Hyper Demon is, as its name might suggest, a game of extremes. Viewing the new video game’s Steam page creates more questions than answers. Namely: What? The visuals are indecipherable at best and painful to view at worst. The description is no help either, describing Hyper Demon as “a pearl of lightning. a dream from the future. a drop of poison. a swan song.” Underneath the sharp aesthetic and arcane description, however, Hyper Demon is thrilling, complex and above all else, dangerously addicting.
At its core, Hyper Demon is a first-person shooter about eliminating a parade of monstrous skeletons in a dark, minimalist arena. You begin by picking up a gnarled blade at the center of a flock of doves. Then, the monsters phase into existence, as if seeping into the arena from another dimension. Inevitably, you die.
Hyper Demon is hard. Enemies move quickly, attack suddenly and kill instantly. Their grotesque, skeletal forms are almost animalistic in nature, pouncing on the player like ambush predators. Coupled with the bizarre aesthetic that renders figures as if they’re part of a nightmarish stained-glass mosaic, it all seems like too much for a human being to handle.
The term “boomer shooter” has recently come into common gaming parlance to describe modern games inspired by early FPSs of the 1990’s and early 2000’s, and has come to be marked by a return to primitive graphics, fluid movement and near-absurd levels of blood and gore. Hyper Demon takes the boomer shooter DNA and snorts it like cocaine, creating a spectacle of violence at once incomprehensible and jaw-dropping.
Slowly, however, you master the game’s systems, a satisfying process that rewards cleverness as much as it does quickness. Sucking up gems dropped by killed enemies can be used to power up attacks or unleash a devastating laser beam, which can be shot at larger crystals to create a kaleidoscopic cavalcade of destruction. Enemies have patterns that can be learned and weaknesses to be exploited. You begin to survive longer, but that’s not the point. Hyper Demon doesn’t seem to think mere survival is worth merit. Only killing is rewarded. It’s about doing as much stylish violence as quickly as possible.
Hyper Demon’s clock, which also functions as a marker for score, doesn’t count up, but down. Killing enemies both adds time to your clock and spawns additional foes, resulting in an exponential explosion of chaos unfolding on-screen. Through this simple system, Hyper Demon makes its priorities for the player clear: Never. Stop. Killing.
With speed comes a certain kind of madness. Split-second dodges slow down time. Collecting power ups warp the screen’s field of view, allowing you to see an impossible 360 degrees around. It’s less about thinking, and more about feeling and it’s a great feeling.
Adding an omnipresent leaderboard and the ability to share particularly impressive clips with other players makes it clear just how easily one could flitter away hours playing Hyper Demon, even though most runs last seconds at most.
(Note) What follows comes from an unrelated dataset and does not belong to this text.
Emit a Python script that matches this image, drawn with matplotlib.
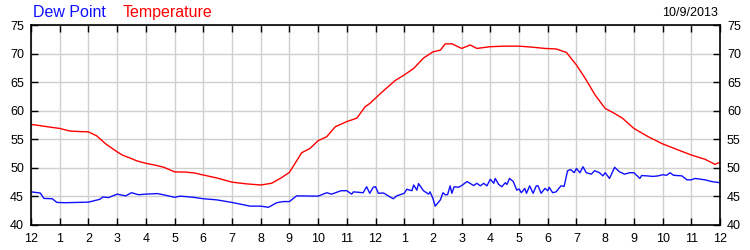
import matplotlib
matplotlib.use("Agg")
import matplotlib.pyplot as plt

# Temperature (red): hours since midnight, degrees F
temp_hours = [0, 0.3, 0.7, 1.0, 1.35, 1.7, 2.0, 2.29, 2.6, 3.0, 3.2, 3.46, 3.7, 4.0, 4.3, 4.63, 5.0, 5.4, 5.7, 6.0,
              6.5, 7.0, 7.5, 8.0, 8.38, 8.7, 9.0, 9.2, 9.43, 9.72, 10.0, 10.3, 10.6, 11.0, 11.35, 11.64, 11.81, 12.0,
              12.28, 12.69, 13.0, 13.33, 13.67, 14.0, 14.26, 14.43, 14.67, 15.0, 15.3, 15.53, 16.0, 16.5, 17.0,
              17.5, 17.9, 18.3, 18.65, 19.0, 19.3, 19.65, 20.0, 20.3, 20.6, 21.0, 21.5, 22.0, 22.56, 23.0, 23.48,
              23.83, 24.0]
temp_vals = [57.6, 57.4, 57.1, 56.9, 56.45, 56.35, 56.3, 55.6, 54.2, 52.8, 52.2, 51.7, 51.2, 50.8, 50.5, 50.1, 49.3,
             49.25, 49.1, 48.75, 48.2, 47.5, 47.2, 47.0, 47.3, 48.2, 49.2, 50.8, 52.65, 53.4, 54.75, 55.45, 57.2,
             58.1, 58.7, 60.7, 61.3, 62.2, 63.5, 65.3, 66.25, 67.4, 69.2, 70.3, 70.6, 71.7, 71.7, 70.9, 71.5,
             70.9, 71.2, 71.3, 71.3, 71.1, 70.9, 70.8, 70.2, 68.0, 65.7, 62.75, 60.4, 59.6, 58.7, 56.9, 55.45,
             54.2, 53.1, 52.25, 51.5, 50.6, 51.0]

# Dew point (blue)
dew_hours = [0, 0.32, 0.45, 0.74, 0.9, 1.2, 1.6, 2.0, 2.4, 2.5, 2.7, 3.0, 3.3, 3.5, 3.75, 4.0, 4.4, 4.6, 5.0, 5.2,
             5.65, 6.0, 6.47, 7.0, 7.63, 8.0, 8.27, 8.56, 8.79, 9.0, 9.25, 10.0, 10.3, 10.47, 10.8, 11.0, 11.17,
             11.23, 11.57, 11.69, 11.8, 11.92, 12.0, 12.1, 12.28, 12.51, 12.62, 12.74, 13.0, 13.09, 13.27, 13.33,
             13.44, 13.5, 13.67, 13.85, 13.9, 14.0, 14.08, 14.26, 14.35, 14.43, 14.51, 14.6, 14.66, 14.74, 14.89,
             15.0, 15.19, 15.42, 15.53, 15.65, 15.77, 15.88, 16.0, 16.12, 16.17, 16.29, 16.4, 16.52, 16.58,
             16.67, 16.8, 16.92, 17.0, 17.08, 17.2, 17.26, 17.37, 17.49, 17.6, 17.66, 17.77, 17.9, 18.0, 18.05,
             18.17, 18.29, 18.46, 18.57, 18.69, 18.8, 18.92, 19.0, 19.12, 19.23, 19.34, 19.52, 19.63, 19.8,
             19.92, 20.0, 20.15, 20.33, 20.5, 20.68, 20.85, 21.0, 21.21, 21.27, 21.44, 21.67, 21.85, 22.0, 22.14,
             22.26, 22.38, 22.67, 22.85, 23.0, 23.13, 23.48, 23.71, 24.0]
dew_vals = [45.8, 45.6, 44.65, 44.6, 43.95, 43.9, 43.95, 44.0, 44.5, 44.9, 44.8, 45.4, 45.1, 45.65, 45.3, 45.4, 45.5,
            45.3, 44.85, 45.05, 44.85, 44.6, 44.4, 43.95, 43.3, 43.3, 43.1, 43.9, 44.1, 44.1, 45.1, 45.05, 45.65,
            45.4, 46.0, 46.0, 45.4, 45.8, 45.65, 46.7, 45.55, 46.6, 46.7, 45.55, 45.6, 44.9, 44.6, 45.1, 45.55,
            46.25, 46.0, 47.0, 46.1, 47.25, 46.0, 45.4, 45.8, 44.65, 43.3, 44.4, 45.65, 45.3, 45.3, 46.85, 45.55,
            46.7, 46.6, 46.9, 47.6, 46.9, 47.3, 46.85, 47.3, 46.85, 48.0, 47.3, 48.15, 47.1, 46.7, 47.4, 47.1,
            48.15, 47.6, 46.1, 46.3, 45.65, 46.4, 45.55, 46.85, 45.55, 46.85, 46.85, 45.55, 46.4, 46.0, 46.6,
            45.65, 45.8, 46.85, 46.75, 49.5, 49.7, 49.15, 49.9, 49.15, 50.2, 49.15, 48.9, 49.5, 49.15, 48.6,
            49.15, 48.15, 50.1, 49.3, 48.9, 49.15, 49.15, 48.15, 48.65, 48.6, 48.5, 48.6, 48.8, 48.7, 49.15,
            48.7, 48.6, 47.9, 47.9, 48.15, 47.9, 47.6, 47.4]

x_ticks = list(range(0, 25))
x_tick_labels = ["12", "1", "2", "3", "4", "5", "6", "7", "8", "9", "10", "11",
                 "12", "1", "2", "3", "4", "5", "6", "7", "8", "9", "10", "11", "12"]
y_ticks = [40, 45, 50, 55, 60, 65, 70, 75]

plt.rcParams['font.family'] = ['Liberation Sans', 'DejaVu Sans']

fig = plt.figure(figsize=(7.5, 2.5), dpi=100)
ax = fig.add_axes([31 / 750, 25 / 250, 689 / 750, 200 / 250])

ax.plot(dew_hours, dew_vals, color='#1010ff', lw=1.0)
ax.plot(temp_hours, temp_vals, color='#ff0000', lw=1.0)

ax.set_xlim(0, 24)
ax.set_ylim(40, 75)
ax.set_xticks(x_ticks)
ax.set_xticklabels(x_tick_labels)
ax.set_yticks(y_ticks)
ax.grid(True, color='#d0d0d0', lw=1.0)
ax.set_axisbelow(True)
ax.tick_params(direction='in', length=5, width=1, color='black', labelsize=9,
               top=True, right=True, labelright=True, pad=5)
ax.tick_params(axis='x', pad=6)
for s in ax.spines.values():
    s.set_linewidth(1.2)
    s.set_color('black')

fig.text(33 / 750, 1 - 17 / 250, "Dew Point", color='#1010ff', fontsize=11.5, va='baseline', ha='left')
fig.text(123 / 750, 1 - 17 / 250, "Temperature", color='#ff0000', fontsize=11.5, va='baseline', ha='left')
fig.text(718 / 750, 1 - 16 / 250, "10/9/2013", color='black', fontsize=9, va='baseline', ha='right')

fig.savefig("out.png", dpi=100)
Hyper Demon may not be for everyone thanks to its divisive visual style and its demanding difficulty level ruthless enough to frustrate even the most seasoned gamer, but it might have a special appeal to time-starved college students who don’t have the ability to delve into a more expansive game and its dead simple controls mean players can jump right into the slaughter. For those who can see past the jarring aesthetic and get to the delectable gameplay within, it’s angelic.